Si nos movemos en las complejas arenas del maridaje, el objetivo final es que la bebida y la comida juntas sepan mejor que cada una por su lado. Como bien sabemos, estas nos ofrecen sabores y texturas en la boca que interactúan y se afectan entre sí.
Dependiendo de cuál sea el sabor dominante, el objetivo se puede lograr maridando por armonía, o sea, buscando el mismo sabor dominante en la bebida, o por contraste, donde los opuestos son la mejor opción.
Lo primero que debemos hacer es maridar por armonía el peso. Platos livianos deben acompañarse de bebidas livianas, mientras que preparaciones más suculentas, agradecen mayor cuerpo y estructura en las bebidas que las acompañen.
Siguiente paso es concentrarse en los sabores principales. La acidez y el dulzor siempre se deben maridar por armonía. En palabras sencillas, comidas ácidas van con bebidas ácidas y preparaciones dulces necesitan compañeros igualmente dulces. En este último caso, si el plato tiene ciertos elementos dulces como salsas o frutas, no es necesario que la bebida sea completamente dulce, basta con que tenga delicadas notas de dulzor para cumplir bien la tarea.
El sabor salado debe ser maridado por contraste. Este lo podemos lograr buscando acidez, dulzor o burbujas en las bebidas. Ejemplos clásicos de esto son las aceitunas con un jerez fino, un queso maduro con un vino dulce o un pretzel calientito con una refrescante cerveza.
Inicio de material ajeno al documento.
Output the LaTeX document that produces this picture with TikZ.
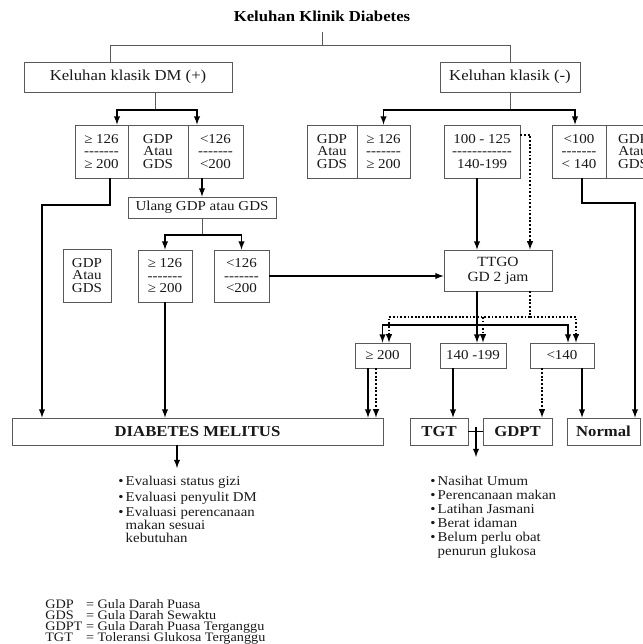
\documentclass[tikz,border=0pt]{standalone}
\usepackage{fontspec}
\setmainfont[FakeStretch=1.1]{Liberation Serif}
\newcommand{\garis}[1]{\foreach \g in {1,...,#1}{-\kern0pt}}

\begin{document}
\begin{tikzpicture}[x=0.025cm,y=-0.025cm,
	kotak/.style={draw=black!65,line width=0.6pt,inner sep=0pt,align=center,text=black!90,font=\fontsize{9.7}{8.9}\selectfont},
	ukuran/.style 2 args={minimum width=#1*0.025cm,minimum height=#2*0.025cm},
	besar/.style={font=\fontsize{10.8}{12}\selectfont},
	tebal/.style={font=\bfseries\fontsize{10.8}{12}\selectfont},
	daftar/.style={anchor=north west,align=left,inner sep=0pt,text=black!90},
	tipis/.style={draw=black!65,line width=0.6pt},
	panah/.style={-latex,line width=1pt},
	titik/.style={-latex,line width=1.1pt,dash pattern=on 1.3pt off 1.3pt}]
	\useasboundingbox (0,0) rectangle (643,644);
	
	\node[tebal,ukuran={220}{32},inner sep=0pt,text=black] (judul) at (322,16) {Keluhan Klinik Diabetes};
	\node[kotak,besar,ukuran={208}{30}] (klasikPos) at (128,77) {Keluhan klasik DM (+)};
	\node[kotak,besar,ukuran={140}{30}] (klasikNeg) at (510,77) {Keluhan klasik (-)};
	
	\node[kotak,ukuran={53}{53}] (kiriA) at (101.5,151.5) {≥ 126\\\garis{7}\\≥ 200};
	\node[kotak,ukuran={60}{53}] (kiriB) at (158,151.5) {GDP\\Atau\\GDS};
	\node[kotak,ukuran={55}{53}] (kiriC) at (215.5,151.5) {<126\\\garis{7}\\<200};
	\node[kotak,ukuran={50}{53}] (tengahA) at (332,151.5) {GDP\\Atau\\GDS};
	\node[kotak,ukuran={53}{53}] (tengahB) at (383.5,151.5) {≥ 126\\\garis{7}\\≥ 200};
	\node[kotak,ukuran={76}{53}] (sedang) at (482,151.5) {100 - 125\\\garis{12}\\140-199};
	\node[kotak,ukuran={54}{53}] (kananA) at (579,151.5) {<100\\\garis{7}\\< 140};
	\node[kotak,ukuran={54}{53}] (kananB) at (633,151.5) {GDP\\Atau\\GDS};
	
	\node[kotak,ukuran={148}{21}] (ulang) at (202,207.5) {Ulang GDP atau GDS};
	\node[kotak,ukuran={48}{53}] (ulangGDP) at (87,275.5) {GDP\\Atau\\GDS};
	\node[kotak,ukuran={54}{52}] (ulangA) at (165,276) {≥ 126\\\garis{7}\\≥ 200};
	\node[kotak,ukuran={55}{52}] (ulangB) at (241.5,276) {<126\\\garis{7}\\<200};
	\node[kotak,ukuran={108}{41},font=\fontsize{10}{10.7}\selectfont] (ttgo) at (498,270.5) {TTGO\\GD 2 jam};
	
	\node[kotak,ukuran={55}{25}] (hasilA) at (382.5,355.5) {≥ 200};
	\node[kotak,ukuran={66}{25}] (hasilB) at (473,355.5) {140 -199};
	\node[kotak,ukuran={64}{25}] (hasilC) at (562,355.5) {<140};
	
	\node[kotak,tebal,ukuran={371}{27}] (dm) at (197.5,431.5) {DIABETES MELITUS};
	\node[kotak,tebal,ukuran={58}{27}] (tgt) at (439,431.5) {TGT};
	\node[kotak,tebal,ukuran={69}{27}] (gdpt) at (517.5,431.5) {GDPT};
	\node[kotak,tebal,ukuran={73}{27}] (normal) at (603.5,431.5) {Normal};
	
	\node[daftar,font=\fontsize{9.6}{9.3}\selectfont] (evaluasi) at (118,476) {\textbullet\,Evaluasi status gizi\\[1.7pt]\textbullet\,Evaluasi penyulit DM\\[1.7pt]\textbullet\,Evaluasi perencanaan\\\phantom{\textbullet\,}makan sesuai\\\phantom{\textbullet\,}kebutuhan};
	\node[daftar,font=\fontsize{9.6}{9.9}\selectfont] (saran) at (430,476) {\textbullet\,Nasihat Umum\\\textbullet\,Perencanaan makan\\\textbullet\,Latihan Jasmani\\\textbullet\,Berat idaman\\\textbullet\,Belum perlu obat\\\phantom{\textbullet\,}penurun glukosa};
	\node[daftar,font={\fontsize{9.2}{7.8}\selectfont\lineskiplimit=-10pt}] (singkatan) at (45,599) {\makebox[1.02cm][l]{GDP}= Gula Darah Puasa\\\makebox[1.02cm][l]{GDS}= Gula Darah Sewaktu\\\makebox[1.02cm][l]{GDPT}= Gula Darah Puasa Terganggu\\\makebox[1.02cm][l]{TGT}= Toleransi Glukosa Terganggu};
	
	\coordinate (cabAtas) at (322,45);
	\coordinate (cabAtasKiri) at (110,45);
	\coordinate (cabAtasKanan) at (510,45);
	\draw[tipis] (judul.south) -- (cabAtas);
	\draw[tipis] (cabAtasKiri) -- (cabAtasKanan);
	\draw[tipis] (cabAtasKiri) -- (cabAtasKiri |- klasikPos.north);
	\draw[tipis] (cabAtasKanan) -- (klasikNeg.north);
	
	\coordinate (cabKiri) at (155,110);
	\draw[tipis] (cabKiri |- klasikPos.south) -- (cabKiri);
	\draw[panah] (cabKiri) -| (117,0 |- kiriA.north);
	\draw[panah] (cabKiri) -| (197,0 |- kiriC.north);
	
	\coordinate (cabKanan) at (510,110);
	\draw[tipis] (klasikNeg.south) -- (cabKanan);
	\draw[panah] (cabKanan) -| (tengahB.north);
	\draw[panah] (cabKanan) -| (575,0 |- kananA.north);
	
	\draw[panah] (110,0 |- kiriA.south) |- (42,205) -- (42,0 |- dm.north);
	\draw[panah] (ulang.north |- kiriC.south) -- (ulang.north);
	\coordinate (cabUlang) at (202,235);
	\draw[tipis] (ulang.south) -- (cabUlang);
	\draw[panah] (cabUlang) -| (ulangA.north);
	\draw[panah] (cabUlang) -| (ulangB.north);
	\draw[panah] (ulangA.south) -- (ulangA.south |- dm.north);
	\draw[panah] (ulangB.east) -- (ulangB.east -| ttgo.west);
	
	\draw[panah] (477,0 |- sedang.south) -- (477,0 |- ttgo.north);
	\draw[titik] (sedang.east |- 0,135) -| (530,0 |- ttgo.north);
	\draw[panah] (582,0 |- kananA.south) |- (635,203) -- (635,0 |- normal.north);
	
	\coordinate (cabT) at (477,325);
	\coordinate (cabTd) at (530,317);
	\draw[panah] (cabT |- ttgo.south) -- (cabT) -| (hasilA.north);
	\draw[panah] (cabT) -| (568,0 |- hasilC.north);
	\draw[panah] (cabT) -- (cabT |- hasilB.north);
	\draw[titik] (cabTd |- ttgo.south) -- (cabTd) -| (389,0 |- hasilA.north);
	\draw[titik] (cabTd) -| (576,0 |- hasilC.north);
	\draw[titik] (cabTd -| 483,0) -- (483,0 |- hasilB.north);
	
	\draw[panah] (368,0 |- hasilA.south) -- (368,0 |- dm.north);
	\draw[titik] (376,0 |- hasilA.south) -- (376,0 |- dm.north);
	\draw[panah] (453,0 |- hasilB.south) -- (453,0 |- tgt.north);
	\draw[titik] (542,0 |- hasilC.south) -- (542,0 |- gdpt.north);
	\draw[panah] (582,0 |- hasilC.south) -- (582,0 |- normal.north);
	
	\coordinate (cabTG) at (476,427);
	\coordinate (ujungTG) at (476,457);
	\coordinate (ujungDM) at (177,468);
	\draw[line width=0.8pt] (tgt.east) -- (gdpt.west);
	\draw[panah] (cabTG) -- (ujungTG);
	\draw[panah] (177,0 |- dm.south) -- (ujungDM);
\end{tikzpicture}
\end{document}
El sabor amargo puede escoger cualquiera de los dos caminos. Delicadas notas de dulzor en la bebida serán el contraste perfecto para neutralizar sutiles notas de amargor, mientras que delicados recuerdos amargos en las bebidas, como el que le da la maduración en roble a ciertos vinos, armonizan muy bien con el amargo de preparaciones a la parrilla.
Las especies o el picante se maridan igual. Si es sutil, con bebidas igualmente especiadas, mientras que si es intenso, el contraste que ofrecen bebidas dulces o las burbujas de una cervecita será la mejor opción.